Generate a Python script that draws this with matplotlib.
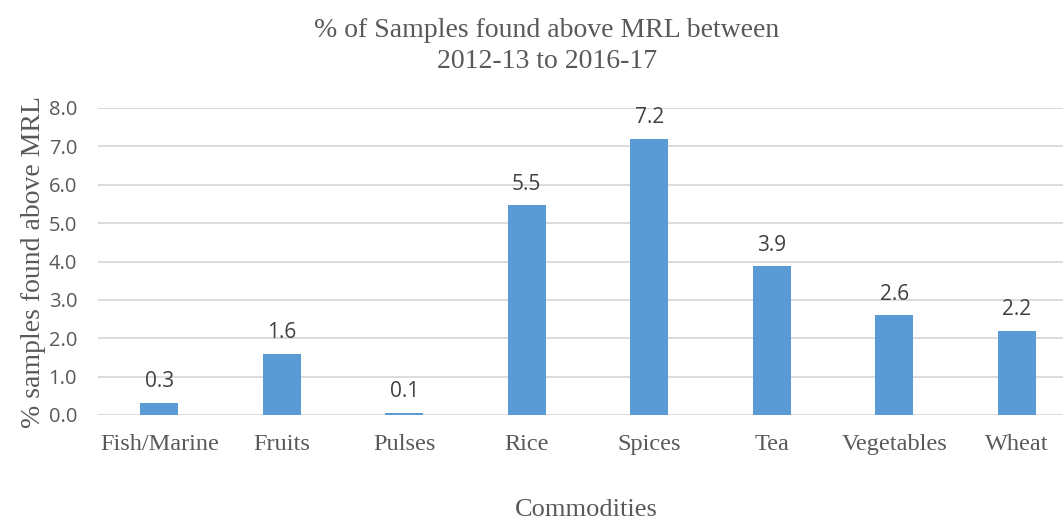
import matplotlib.pyplot as plt

# data
commodities = ["Fish/Marine", "Fruits", "Pulses", "Rice", "Spices", "Tea", "Vegetables", "Wheat"]
pct_above_mrl = [0.32, 1.6, 0.06, 5.47, 7.2, 3.87, 2.6, 2.2]
labels = ["0.3", "1.6", "0.1", "5.5", "7.2", "3.9", "2.6", "2.2"]

serif = ["Liberation Serif", "DejaVu Serif"]
sans = ["Open Sans", "DejaVu Sans"]
grey = "#595959"

fig = plt.figure(figsize=(10.63, 5.23), dpi=100)
ax = fig.add_axes([98 / 1063, 108 / 523, 980 / 1063, 307 / 523])

x = range(len(commodities))
ax.bar(x, pct_above_mrl, width=0.31, color="#5B9BD5", zorder=3)

for i, v in enumerate(pct_above_mrl):
    ax.text(i, v + 0.27, labels[i], ha="center", va="bottom",
            fontsize=15, family=sans, color="#404040")

ax.set_xlim(-0.5, 7.5)
ax.set_ylim(0, 8)
ax.set_yticks([0, 1, 2, 3, 4, 5, 6, 7, 8])
ax.set_yticklabels([f"{t:.1f}" for t in range(9)], family=sans, fontsize=14.5, color=grey)
ax.set_xticks(list(x))
ax.set_xticklabels(commodities, family=serif, fontsize=17.5, color=grey)
ax.tick_params(length=0)
ax.tick_params(axis="y", pad=15)
ax.tick_params(axis="x", pad=14)

ax.grid(axis="y", color="#D9D9D9", linewidth=1.3, zorder=0)
for s in ax.spines.values():
    s.set_visible(False)

ax.set_ylabel("% samples found above MRL", family=serif, fontsize=20, color=grey, labelpad=2)
fig.text(586 / 1063, 1 - 510 / 523, "Commodities", ha="center", va="center",
         family=serif, fontsize=19, color=grey)
fig.text(547 / 1063, 1 - 46 / 523, "% of Samples found above MRL between\n2012-13 to 2016-17",
         ha="center", va="center", family=serif, fontsize=20, color=grey, linespacing=1.3)

plt.savefig("out.png", dpi=100)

**AIM**
Write out again exactly the lines from the start of the data above through the line containing "ax = fig.add_axes([98", inclusive, excluding any pictures.

**ANSWER IN FULL**
Generate a Python script that draws this with matplotlib.
import matplotlib.pyplot as plt

# data
commodities = ["Fish/Marine", "Fruits", "Pulses", "Rice", "Spices", "Tea", "Vegetables", "Wheat"]
pct_above_mrl = [0.32, 1.6, 0.06, 5.47, 7.2, 3.87, 2.6, 2.2]
labels = ["0.3", "1.6", "0.1", "5.5", "7.2", "3.9", "2.6", "2.2"]

serif = ["Liberation Serif", "DejaVu Serif"]
sans = ["Open Sans", "DejaVu Sans"]
grey = "#595959"

fig = plt.figure(figsize=(10.63, 5.23), dpi=100)
ax = fig.add_axes([98 / 1063, 108 / 523, 980 / 1063, 307 / 523])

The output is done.